Write out the entire listing below exactly as it appears, minus any pictures.

DATA EXCERPT
___

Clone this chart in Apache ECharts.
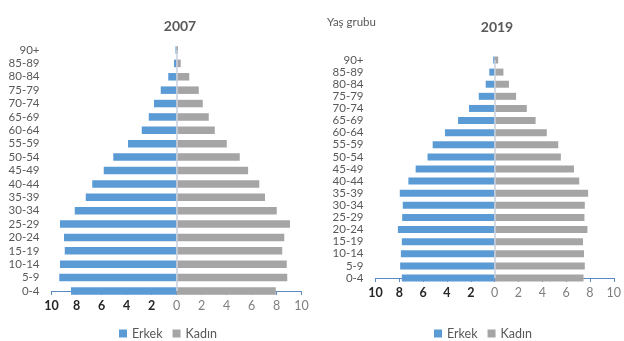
<!DOCTYPE html>
<html>
<head>
<meta charset="utf-8">
<script src="https://cdn.jsdelivr.net/npm/echarts@6/dist/echarts.min.js"></script>
<style>
  html, body { margin: 0; padding: 0; background: #fff; }
  #chart { width: 624px; height: 341px; }
</style>
</head>
<body>
<div id="chart"></div>
<script>
// age groups, bottom (0-4) to top (90+)
var ageGroups = ['0-4', '5-9', '10-14', '15-19', '20-24', '25-29', '30-34', '35-39', '40-44',
  '45-49', '50-54', '55-59', '60-64', '65-69', '70-74', '75-79', '80-84', '85-89', '90+'];

// percent of population, 2007
var male2007 = [8.44, 9.38, 9.32, 8.94, 9.0, 9.32, 8.14, 7.26, 6.74, 5.82, 5.06, 3.88, 2.78, 2.22, 1.8, 1.26, 0.66, 0.2, 0.08];
var female2007 = [7.94, 8.86, 8.82, 8.46, 8.62, 9.08, 8.02, 7.08, 6.62, 5.73, 5.06, 4.02, 3.06, 2.58, 2.1, 1.78, 1.02, 0.34, 0.12];

// percent of population, 2019
var male2019 = [7.79, 7.93, 7.87, 7.79, 8.12, 7.76, 7.71, 7.96, 7.24, 6.63, 5.63, 5.2, 4.17, 3.07, 2.15, 1.33, 0.75, 0.45, 0.12];
var female2019 = [7.46, 7.57, 7.5, 7.42, 7.79, 7.54, 7.57, 7.85, 7.1, 6.66, 5.56, 5.34, 4.38, 3.44, 2.7, 1.8, 1.2, 0.74, 0.3];

var titles = ['2007', '2019'];
var seriesNames = ['Erkek', 'Kadın'];

var FONT = 'Lato';
var BLUE = '#5b9bd5';
var GRAY = '#a5a5a5';

function neg(arr) {
  return arr.map(function (v) { return -v; });
}

function valueAxis(idx) {
  return {
    type: 'value',
    gridIndex: idx,
    min: -10,
    max: 10,
    interval: 2,
    splitLine: { show: false },
    axisLine: { show: true, lineStyle: { color: '#5b8ac4', width: 1.2 } },
    axisTick: { show: true, length: 4, lineStyle: { color: '#5b8ac4' } },
    axisLabel: {
      margin: 8,
      formatter: function (v) {
        return v < 0 ? '{b|' + (-v) + '}' : '{n|' + v + '}';
      },
      rich: {
        b: { fontFamily: FONT, fontSize: 12.5, fontWeight: 'bold', color: '#262626' },
        n: { fontFamily: FONT, fontSize: 12.5, color: '#7f7f7f' }
      }
    }
  };
}

function catAxis(idx) {
  return {
    type: 'category',
    gridIndex: idx,
    data: ageGroups,
    boundaryGap: false,
    axisLine: { show: false, onZero: false },
    axisTick: { show: false },
    axisLabel: { interval: 0, margin: 12, fontFamily: FONT, fontSize: 11.5, color: '#595959' }
  };
}

function barSeries(name, data, color, idx, width, withLine) {
  var s = {
    name: name,
    type: 'bar',
    xAxisIndex: idx,
    yAxisIndex: idx,
    data: data,
    barWidth: width,
    barGap: '-100%',
    clip: true,
    itemStyle: { color: color },
    emphasis: { disabled: true }
  };
  if (withLine) {
    s.markLine = {
      silent: true,
      symbol: 'none',
      label: { show: false },
      lineStyle: { color: '#c8d1dc', type: 'solid', width: 1.5 },
      data: [{ xAxis: 0 }]
    };
  }
  return s;
}

var chart = echarts.init(document.getElementById('chart'));

var legendStyle = { fontFamily: FONT, fontSize: 12.5, color: '#595959' };

var option = {
  animation: false,
  textStyle: { fontFamily: FONT },
  title: [
    { text: titles[0], left: 175, top: 14, textAlign: 'center',
      textStyle: { fontFamily: FONT, fontSize: 14, fontWeight: 'bold', color: '#595959' } },
    { text: titles[1], left: 492, top: 15, textAlign: 'center',
      textStyle: { fontFamily: FONT, fontSize: 14, fontWeight: 'bold', color: '#595959' } },
    { text: 'Yaş grubu', left: 322, top: 11,
      textStyle: { fontFamily: FONT, fontSize: 11.5, fontWeight: 'normal', color: '#595959' } }
  ],
  legend: [
    { data: seriesNames, left: 119, top: 327, padding: 0, icon: 'rect', itemWidth: 8, itemHeight: 8,
      itemGap: 10, textStyle: legendStyle },
    { data: seriesNames, left: 434, top: 327, padding: 0, icon: 'rect', itemWidth: 8, itemHeight: 8,
      itemGap: 10, textStyle: legendStyle }
  ],
  grid: [
    { left: 51.5, right: 322.5, top: 50, height: 241 },
    { left: 375.5, right: 7.3, top: 60, height: 218 }
  ],
  xAxis: [valueAxis(0), valueAxis(1)],
  yAxis: [catAxis(0), catAxis(1)],
  series: [
    barSeries(seriesNames[0], neg(male2007), BLUE, 0, 7.5, true),
    barSeries(seriesNames[1], female2007, GRAY, 0, 7.5, false),
    barSeries(seriesNames[0], neg(male2019), BLUE, 1, 7, true),
    barSeries(seriesNames[1], female2019, GRAY, 1, 7, false)
  ]
};

chart.setOption(option);
</script>
</body>
</html>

___

WORKED ANSWER
Clone this chart in Apache ECharts.
<!DOCTYPE html>
<html>
<head>
<meta charset="utf-8">
<script src="https://cdn.jsdelivr.net/npm/echarts@6/dist/echarts.min.js"></script>
<style>
  html, body { margin: 0; padding: 0; background: #fff; }
  #chart { width: 624px; height: 341px; }
</style>
</head>
<body>
<div id="chart"></div>
<script>
// age groups, bottom (0-4) to top (90+)
var ageGroups = ['0-4', '5-9', '10-14', '15-19', '20-24', '25-29', '30-34', '35-39', '40-44',
  '45-49', '50-54', '55-59', '60-64', '65-69', '70-74', '75-79', '80-84', '85-89', '90+'];

// percent of population, 2007
var male2007 = [8.44, 9.38, 9.32, 8.94, 9.0, 9.32, 8.14, 7.26, 6.74, 5.82, 5.06, 3.88, 2.78, 2.22, 1.8, 1.26, 0.66, 0.2, 0.08];
var female2007 = [7.94, 8.86, 8.82, 8.46, 8.62, 9.08, 8.02, 7.08, 6.62, 5.73, 5.06, 4.02, 3.06, 2.58, 2.1, 1.78, 1.02, 0.34, 0.12];

// percent of population, 2019
var male2019 = [7.79, 7.93, 7.87, 7.79, 8.12, 7.76, 7.71, 7.96, 7.24, 6.63, 5.63, 5.2, 4.17, 3.07, 2.15, 1.33, 0.75, 0.45, 0.12];
var female2019 = [7.46, 7.57, 7.5, 7.42, 7.79, 7.54, 7.57, 7.85, 7.1, 6.66, 5.56, 5.34, 4.38, 3.44, 2.7, 1.8, 1.2, 0.74, 0.3];

var titles = ['2007', '2019'];
var seriesNames = ['Erkek', 'Kadın'];

var FONT = 'Lato';
var BLUE = '#5b9bd5';
var GRAY = '#a5a5a5';

function neg(arr) {
  return arr.map(function (v) { return -v; });
}

function valueAxis(idx) {
  return {
    type: 'value',
    gridIndex: idx,
    min: -10,
    max: 10,
    interval: 2,
    splitLine: { show: false },
    axisLine: { show: true, lineStyle: { color: '#5b8ac4', width: 1.2 } },
    axisTick: { show: true, length: 4, lineStyle: { color: '#5b8ac4' } },
    axisLabel: {
      margin: 8,
      formatter: function (v) {
        return v < 0 ? '{b|' + (-v) + '}' : '{n|' + v + '}';
      },
      rich: {
        b: { fontFamily: FONT, fontSize: 12.5, fontWeight: 'bold', color: '#262626' },
        n: { fontFamily: FONT, fontSize: 12.5, color: '#7f7f7f' }
      }
    }
  };
}

function catAxis(idx) {
  return {
    type: 'category',
    gridIndex: idx,
    data: ageGroups,
    boundaryGap: false,
    axisLine: { show: false, onZero: false },
    axisTick: { show: false },
    axisLabel: { interval: 0, margin: 12, fontFamily: FONT, fontSize: 11.5, color: '#595959' }
  };
}

function barSeries(name, data, color, idx, width, withLine) {
  var s = {
    name: name,
    type: 'bar',
    xAxisIndex: idx,
    yAxisIndex: idx,
    data: data,
    barWidth: width,
    barGap: '-100%',
    clip: true,
    itemStyle: { color: color },
    emphasis: { disabled: true }
  };
  if (withLine) {
    s.markLine = {
      silent: true,
      symbol: 'none',
      label: { show: false },
      lineStyle: { color: '#c8d1dc', type: 'solid', width: 1.5 },
      data: [{ xAxis: 0 }]
    };
  }
  return s;
}

var chart = echarts.init(document.getElementById('chart'));

var legendStyle = { fontFamily: FONT, fontSize: 12.5, color: '#595959' };

var option = {
  animation: false,
  textStyle: { fontFamily: FONT },
  title: [
    { text: titles[0], left: 175, top: 14, textAlign: 'center',
      textStyle: { fontFamily: FONT, fontSize: 14, fontWeight: 'bold', color: '#595959' } },
    { text: titles[1], left: 492, top: 15, textAlign: 'center',
      textStyle: { fontFamily: FONT, fontSize: 14, fontWeight: 'bold', color: '#595959' } },
    { text: 'Yaş grubu', left: 322, top: 11,
      textStyle: { fontFamily: FONT, fontSize: 11.5, fontWeight: 'normal', color: '#595959' } }
  ],
  legend: [
    { data: seriesNames, left: 119, top: 327, padding: 0, icon: 'rect', itemWidth: 8, itemHeight: 8,
      itemGap: 10, textStyle: legendStyle },
    { data: seriesNames, left: 434, top: 327, padding: 0, icon: 'rect', itemWidth: 8, itemHeight: 8,
      itemGap: 10, textStyle: legendStyle }
  ],
  grid: [
    { left: 51.5, right: 322.5, top: 50, height: 241 },
    { left: 375.5, right: 7.3, top: 60, height: 218 }
  ],
  xAxis: [valueAxis(0), valueAxis(1)],
  yAxis: [catAxis(0), catAxis(1)],
  series: [
    barSeries(seriesNames[0], neg(male2007), BLUE, 0, 7.5, true),
    barSeries(seriesNames[1], female2007, GRAY, 0, 7.5, false),
    barSeries(seriesNames[0], neg(male2019), BLUE, 1, 7, true),
    barSeries(seriesNames[1], female2019, GRAY, 1, 7, false)
  ]
};

chart.setOption(option);
</script>
</body>
</html>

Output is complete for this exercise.